I can’t believe she suggested we have a threesome.
I try to push it out of my mind. Because it’s none of my business. If he wants to sleep with somebody that’s his call.
So why is there a weird pull in my chest at the thought of another woman touching his body the way I did when I put the lotion on. Of him smiling at somebody else the way he smiles at me when he’s not thinking about how annoying I am.
I squeeze a handful of shower gel out to wash away the lotion I have on my own body. My skin is warm, soft, and my nipples are so hard they tingle.
I slide my hand between my legs, thinking of Linc’s touch there and then pull it away because that’s so wrong.

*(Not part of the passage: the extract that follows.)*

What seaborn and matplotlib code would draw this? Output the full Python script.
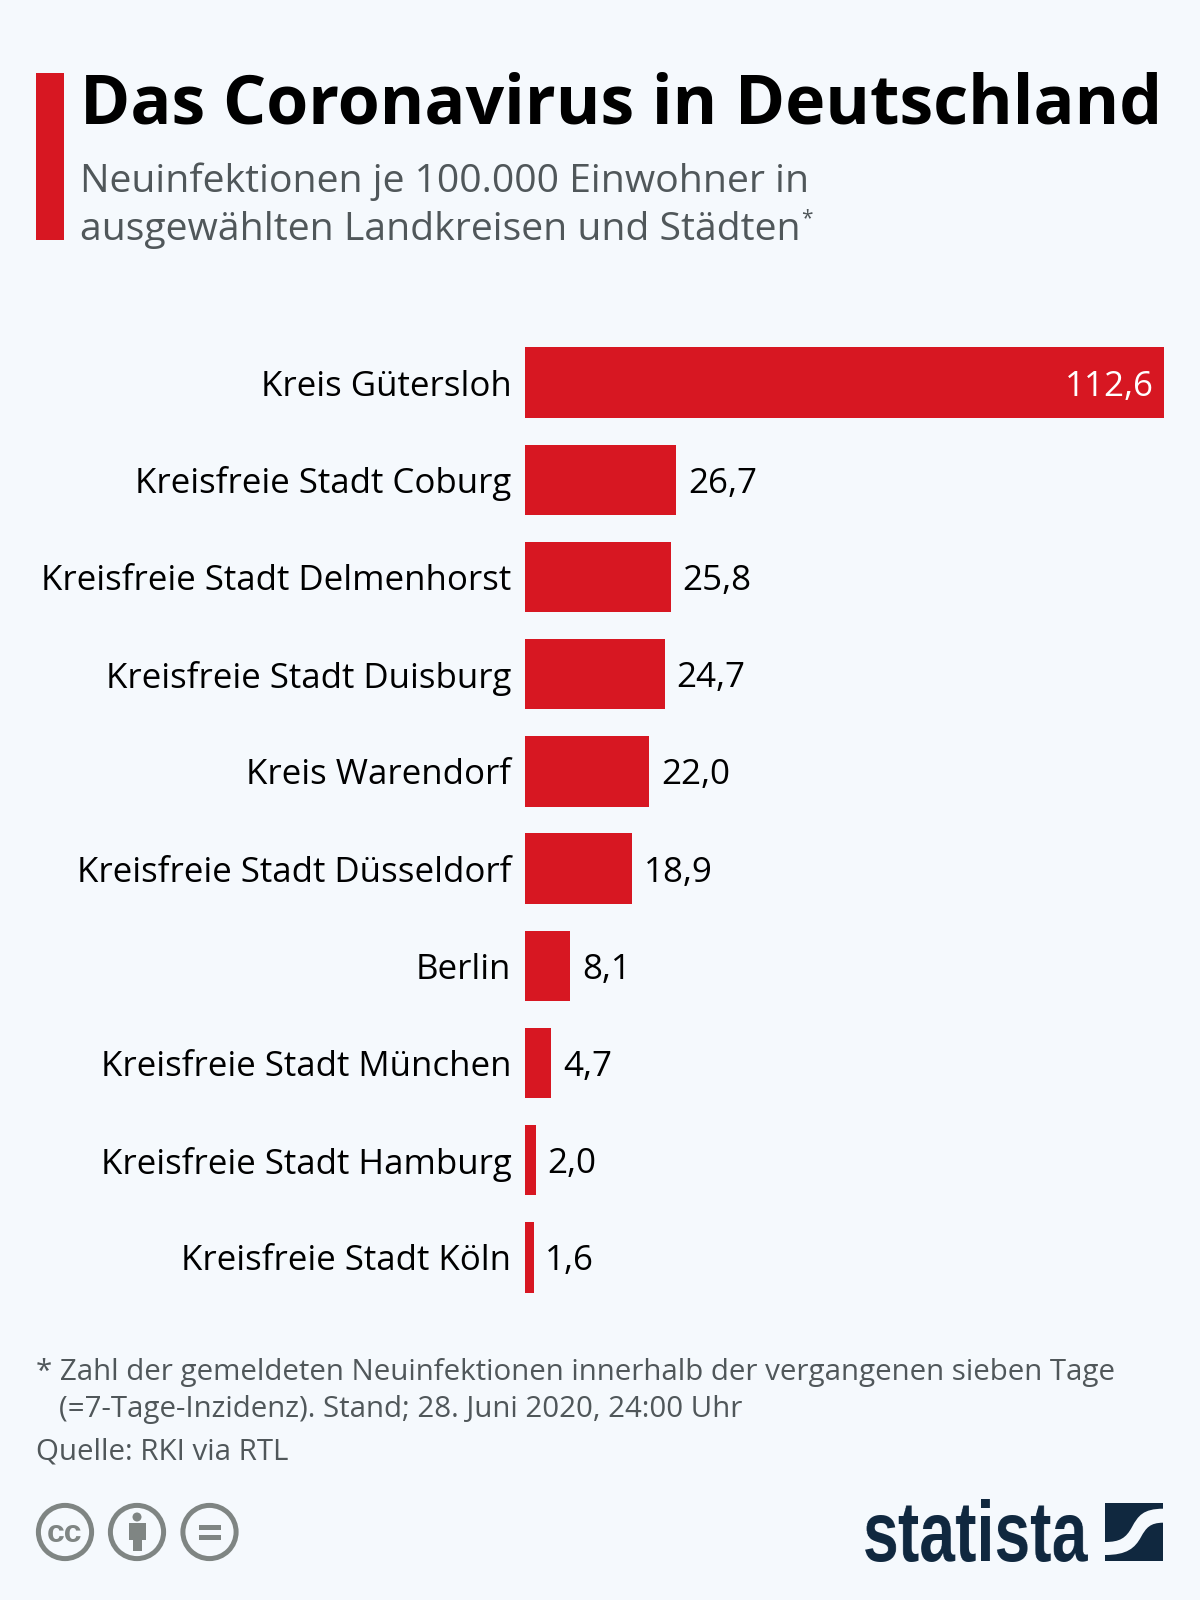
import matplotlib
matplotlib.use("Agg")
import matplotlib.pyplot as plt
from matplotlib.patches import Circle, Rectangle, PathPatch
from matplotlib.path import Path
import numpy as np
import pandas as pd
import seaborn as sns

categories = ["Kreis Gütersloh", "Kreisfreie Stadt Coburg", "Kreisfreie Stadt Delmenhorst",
              "Kreisfreie Stadt Duisburg", "Kreis Warendorf", "Kreisfreie Stadt Düsseldorf",
              "Berlin", "Kreisfreie Stadt München", "Kreisfreie Stadt Hamburg", "Kreisfreie Stadt Köln"]
values = [112.6, 26.7, 25.8, 24.7, 22.0, 18.9, 8.1, 4.7, 2.0, 1.6]

title = "Das Coronavirus in Deutschland"
subtitle = ["Neuinfektionen je 100.000 Einwohner in", "ausgewählten Landkreisen und Städten"]
footnote = ["* Zahl der gemeldeten Neuinfektionen innerhalb der vergangenen sieben Tage",
            "(=7-Tage-Inzidenz). Stand; 28. Juni 2020, 24:00 Uhr"]
source = "Quelle: RKI via RTL"

BG = "#F5F9FD"
RED = "#D71722"
GREY = "#50575A"
ICON = "#7F8583"
NAVY = "#10283F"

sns.set_theme(style="white")
plt.rcParams["font.family"] = ["Open Sans", "DejaVu Sans"]

W, H = 1200, 1600
fig = plt.figure(figsize=(12, 16), dpi=100, facecolor=BG)

# chart axes, placed in pixels
L, R, T, B = 524.5, 1163.5, 334, 1306
ax = fig.add_axes([L / W, 1 - B / H, (R - L) / W, (B - T) / H], facecolor="none")
df = pd.DataFrame({"Kreis": categories, "Wert": values})
sns.barplot(data=df, y="Kreis", x="Wert", color=RED, saturation=1, width=0.725, ax=ax, orient="h",
            edgecolor="none", linewidth=0)
ax.set_xlim(0, max(values))
ax.set_xlabel("")
ax.set_ylabel("")
ax.xaxis.set_visible(False)
sns.despine(ax=ax, left=True, bottom=True)
ax.tick_params(axis="y", length=0, pad=9.5)
for t in ax.get_yticklabels():
    t.set_fontsize(25.15)
    t.set_color("black")
    t.set_va("center_baseline")
for i, v in enumerate(values):
    lab = f"{v:.1f}".replace(".", ",")
    if v > 100:
        ax.annotate(lab, (v, i), xytext=(-7, 0), textcoords="offset points", ha="right",
                    va="center_baseline", color="white", fontsize=25.2)
    else:
        ax.annotate(lab, (v, i), xytext=(8.5, 0), textcoords="offset points", ha="left",
                    va="center_baseline", color="black", fontsize=25.2)

# overlay in pixel coordinates
ov = fig.add_axes([0, 0, 1, 1], facecolor="none")
ov.set_xlim(0, W)
ov.set_ylim(H, 0)
ov.axis("off")

ov.add_patch(Rectangle((36, 73), 28, 167, fc=RED, ec="none"))
ov.text(80, 123, title, fontsize=49, fontweight="bold", color="#000000", va="baseline", ha="left")
ov.text(80, 192, subtitle[0], fontsize=28.2, color=GREY, va="baseline")
ov.text(80, 240, subtitle[1], fontsize=28.2, color=GREY, va="baseline")
ov.text(801, 224, "*", fontsize=15, color=GREY, va="baseline")

ov.text(36, 1380, footnote[0], fontsize=21.25, color=GREY, va="baseline")
ov.text(59, 1417, footnote[1], fontsize=21.25, color=GREY, va="baseline")
ov.text(36, 1459, source, fontsize=21.25, color=GREY, va="baseline")

# licence icons
cy = 1532
for cx in (65, 137, 209.5):
    ov.add_patch(Circle((cx, cy), 26.6, fc="none", ec=ICON, lw=3.6))
ov.text(65, 1542, "cc", fontsize=23, fontweight="bold", color=ICON, ha="center", va="baseline",
        family=["Liberation Sans", "DejaVu Sans"])
ov.add_patch(Circle((137, 1517), 4.5, fc=ICON, ec="none"))
ov.add_patch(Rectangle((129, 1523), 16.5, 17, fc=ICON, ec="none"))
ov.add_patch(Rectangle((132.7, 1540), 9, 11, fc=ICON, ec="none"))
ov.add_patch(Rectangle((199, 1525), 22, 5, fc=ICON, ec="none"))
ov.add_patch(Rectangle((199, 1535), 22, 5, fc=ICON, ec="none"))


def squeeze(img, dpi, f=0.75):
    """Narrow the rendered wordmark horizontally (condensed look)."""
    h, w = img.shape[:2]
    nw = max(int(w * f), 1)
    xs = np.linspace(0, w - 1, nw)
    i0 = np.floor(xs).astype(int)
    i1 = np.minimum(i0 + 1, w - 1)
    t = (xs - i0)[None, :, None]
    return img[:, i0] * (1 - t) + img[:, i1] * t, 0, 0


# statista logo
wm = ov.text(862, 1561, "statista", fontsize=62, fontweight="bold", color=NAVY, va="baseline", ha="left",
             family=["Liberation Sans", "DejaVu Sans"])
wm.set_agg_filter(squeeze)

x0, y0, s = 1105, 1503, 58.3
ov.add_patch(Rectangle((x0, y0), s, s, fc=NAVY, ec="none"))
verts = [(x0 + s, y0 + 5.7), (x0 + 38, y0 + 5.7), (x0 + 33, y0 + 13), (x0 + 27, y0 + 24),
         (x0 + 21, y0 + 35), (x0 + 15, y0 + 39), (x0, y0 + 39),
         (x0, y0 + 52), (x0 + 22, y0 + 52), (x0 + 30, y0 + 45), (x0 + 36, y0 + 34),
         (x0 + 41, y0 + 25), (x0 + 45, y0 + 19.7), (x0 + s, y0 + 19.7), (x0 + s, y0 + 5.7)]
codes = [Path.MOVETO, Path.CURVE4, Path.CURVE4, Path.CURVE4, Path.CURVE4, Path.CURVE4, Path.CURVE4,
         Path.LINETO, Path.CURVE4, Path.CURVE4, Path.CURVE4, Path.CURVE4, Path.CURVE4, Path.CURVE4, Path.CLOSEPOLY]
ov.add_patch(PathPatch(Path(verts, codes), fc=BG, ec="none"))

fig.savefig("out.png", dpi=100, facecolor=BG)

We’re workmates. Without the mate. And yes, I think we’re warming to each other. But I shouldn’t be thinking about how easily he could lift me against the tiles and slide inside me.

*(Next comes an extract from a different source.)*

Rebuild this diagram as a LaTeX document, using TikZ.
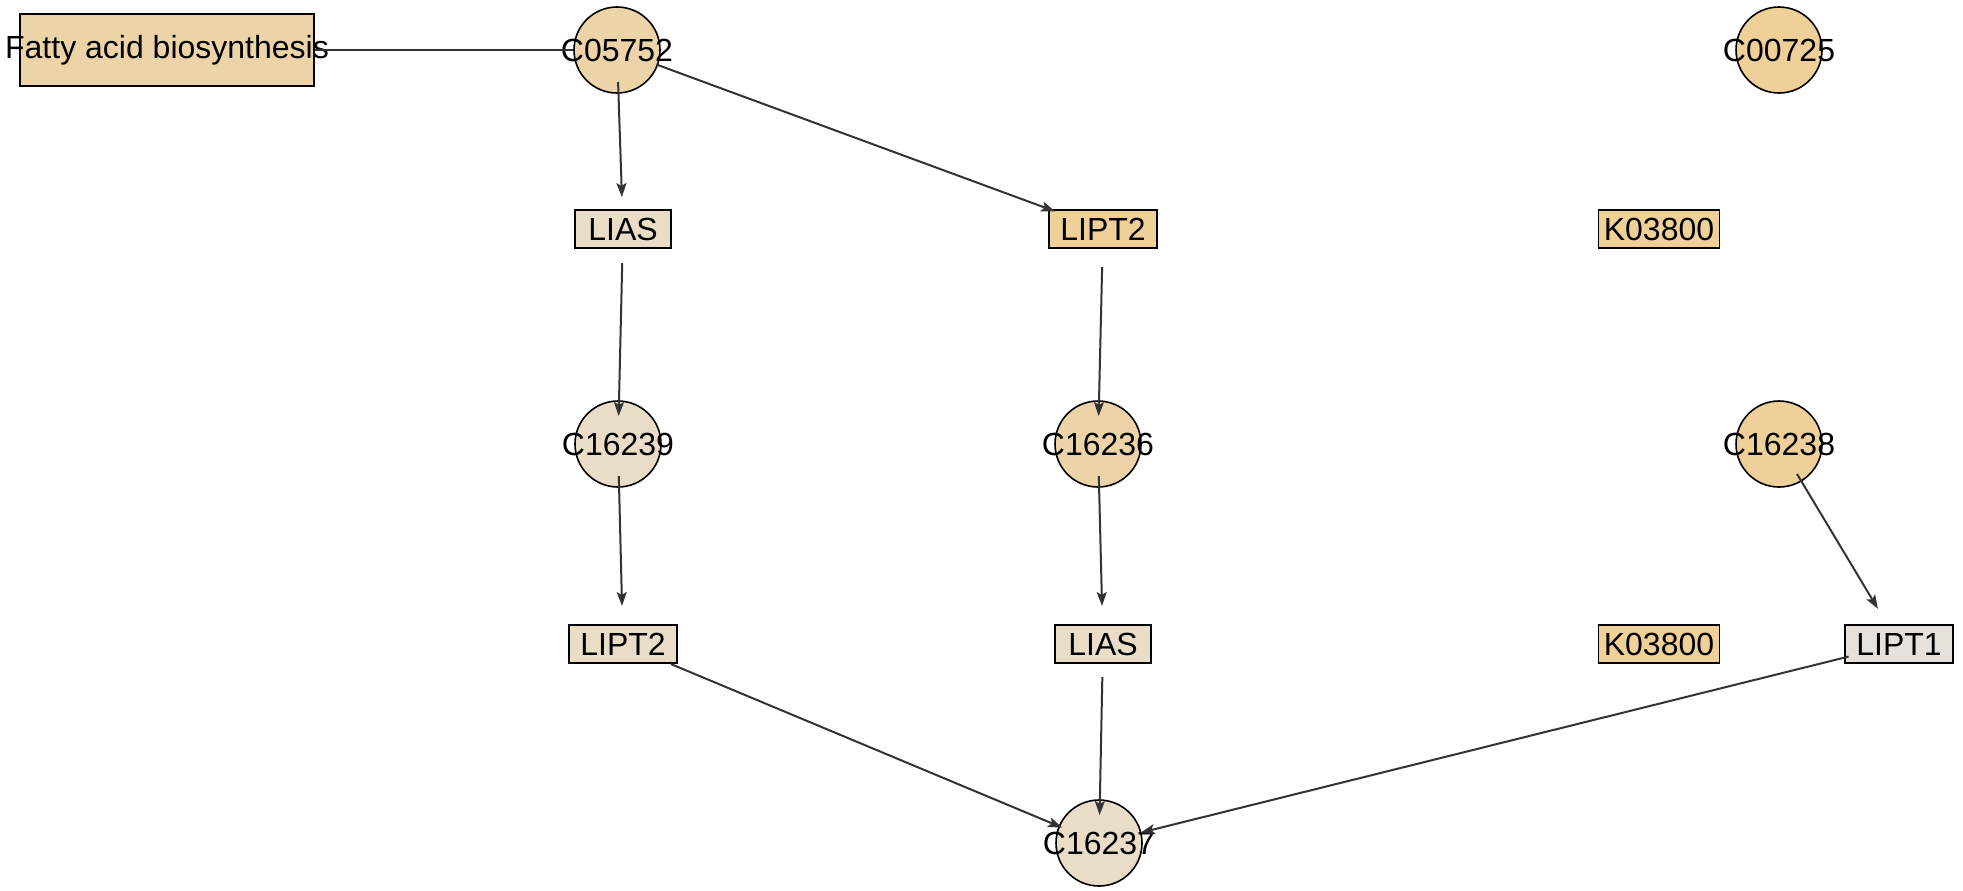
\documentclass[tikz,border=0pt]{standalone}
\usepackage{fontspec}
\setmainfont{Liberation Sans}
\usepackage{tikz}
\usetikzlibrary{arrows.meta}
\definecolor{tanA}{RGB}{237,212,168}
\definecolor{tanB}{RGB}{239,208,152}
\definecolor{paleA}{RGB}{233,221,199}
\definecolor{greyA}{RGB}{230,226,219}
\definecolor{edgegrey}{RGB}{51,51,51}
\newcommand{\lbl}[1]{\makebox[0pt]{#1}}
\tikzset{
	cpd/.style={circle, draw=black, line width=0.8pt, minimum size=43pt, inner sep=0pt},
	gene/.style={rectangle, draw=black, line width=0.8pt, minimum height=19pt, inner sep=0pt},
	rxn/.style={draw=edgegrey, line width=1pt, -{Stealth[length=7pt,width=5pt,inset=1.5pt]}}
}

\begin{document}
\begin{tikzpicture}[x=0.5pt, y=-0.5pt, font=\fontsize{16}{19}\selectfont]
		\useasboundingbox (0,0) rectangle (1963,890);
		% pathway map and compounds
		\node[rectangle, draw=black, line width=0.8pt, fill=tanA, minimum width=147pt, minimum height=36pt, inner sep=0pt] (fab) at (167,50) {\lbl{Fatty acid biosynthesis}};
		\node[cpd, fill=tanA] (c05752) at (617,50) {\lbl{C05752}};
		\node[cpd, fill=tanB] (c00725) at (1779,50) {\lbl{C00725}};
		\node[cpd, fill=paleA] (c16239) at (618,444) {\lbl{C16239}};
		\node[cpd, fill=tanA] (c16236) at (1098,444) {\lbl{C16236}};
		\node[cpd, fill=tanB] (c16238) at (1779,444) {\lbl{C16238}};
		\node[cpd, fill=paleA] (c16237) at (1099,843) {\lbl{C16237}};
		% genes
		\node[gene, fill=paleA, minimum width=48pt] (lias1) at (623,229) {LIAS};
		\node[gene, fill=tanB, minimum width=54pt] (lipt2a) at (1103,229) {LIPT2};
		\node[gene, fill=tanB, minimum width=60.5pt] (k1) at (1659,229) {K03800};
		\node[gene, fill=paleA, minimum width=54pt] (lipt2b) at (623,644) {LIPT2};
		\node[gene, fill=paleA, minimum width=48pt] (lias2) at (1103,644) {LIAS};
		\node[gene, fill=tanB, minimum width=60.5pt] (k2) at (1659,644) {K03800};
		\node[gene, fill=greyA, minimum width=54pt] (lipt1) at (1899,644) {LIPT1};
		% edges
		\draw[draw=edgegrey, line width=1pt] (fab) -- (c05752);
		\draw[rxn, shorten <=16pt, shorten >=16pt] (c05752.center) -- (lias1.center);
		\draw[rxn, shorten <=21pt, shorten >=25.5pt] (c05752.center) -- (lipt2a.center);
		\draw[rxn, shorten <=17pt, shorten >=14pt] (lias1.center) -- (c16239.center);
		\draw[rxn, shorten <=19pt, shorten >=14pt] (lipt2a.center) -- (c16236.center);
		\draw[rxn, shorten <=16pt, shorten >=19pt] (c16239.center) -- (lipt2b.center);
		\draw[rxn, shorten <=16pt, shorten >=19pt] (c16236.center) -- (lias2.center);
		\draw[rxn, shorten <=17.5pt, shorten >=20.5pt] (c16238.center) -- (lipt1.center);
		\draw[rxn, shorten <=26pt, shorten >=20pt] (lipt2b.center) -- (c16237.center);
		\draw[rxn, shorten <=16.5pt, shorten >=14pt] (lias2.center) -- (c16237.center);
		\draw[rxn, shorten <=26pt, shorten >=21.5pt] (lipt1.center) -- (c16237.center);
	\end{tikzpicture}
\end{document}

How good he’d feel. How strong he’d pump against me until we were both breathless.
I reach back and turn the shower knob until the water is freezing, because I need a damn wake up call.
When I get out of the shower, I pull on my pajamas, because there’s no point in getting dressed again if I’m not going out. And then I dry my hair enough so I can twist it into a bun before I sit down at the table and pull my phone out, determined to stop thinking about him.
It only takes two rings for Zoe to pick up. And as soon as her face appears on the screen I relax into mommy mode, thankful to have my girl to concentrate on.
“Hey sweetie, how’s things?” I ask her. It looks like she’s in the bedroom at her dad’s house. Her hair is down, the thick strands falling over her face. The curtains must be closed because she’s surrounded by gloom.
“Boring,” she says.
“Oh.” I blink. “What’s up?”
“Dad and Melissa are having a date night. Her mom’s here and she’s brought some friends around.”
“What kind of friends?” I ask.
“A group she plays some kind of card game with. They’re drinking cocktails and eating some kind of horrible pasta. It stinks of garlic.”
I give her a sympathetic smile. “You hate garlic.”
“Right? I suppose I should be grateful,” she huffs. “At least I get to avoid the PDA for a night. Dad and Melissa are disgusting.”
It’s funny, because nobody tells you about this part of divorce. You’ve moved on, you’ve accepted it, but you can never truly walk away. Jared and I used to have disgusting PDA. And I don’t miss him, not at all. But for a minute, I find myself missing being wanted.
“It’s better than them arguing,” I say, trying to cheer her up.
“Oh they do that too. And other stuff.”
“What stuff?” I frown.
Zoe frowns, like she’s realized who she’s talking to. “It doesn’t matter,” she says. “I just hate it. Please come home.”
“I’ll be home for the weekend,” I promise her. “And we’ll go out to the diner. You can eat anything you like, as long as it doesn’t have garlic on it.”
She looks slightly mollified. “I want a burger. Melissa doesn’t like red meat. She says it’s full of toxins. Even dad’s turning into a health freak.”
I’d love to see that. Jared never did anything that involved breaking a sweat when we were married. And he loves burgers, the same way Zoe does.
If she was at home, I’d order her Door Dash, get her a burger. But one thing I promised myself after the divorce was that I’d respect her dad’s wishes when it was his parenting time.
I’ve seen too many kids torn apart by the parents they love to do it to her. No matter how hard it is sometimes.
“How’s school?” I ask her, changing the subject.
“Boring. We’re doing algebra in math. I hate it. And Ella’s having a sleepover on Friday but Dad says I can’t go, because it’s family game night.”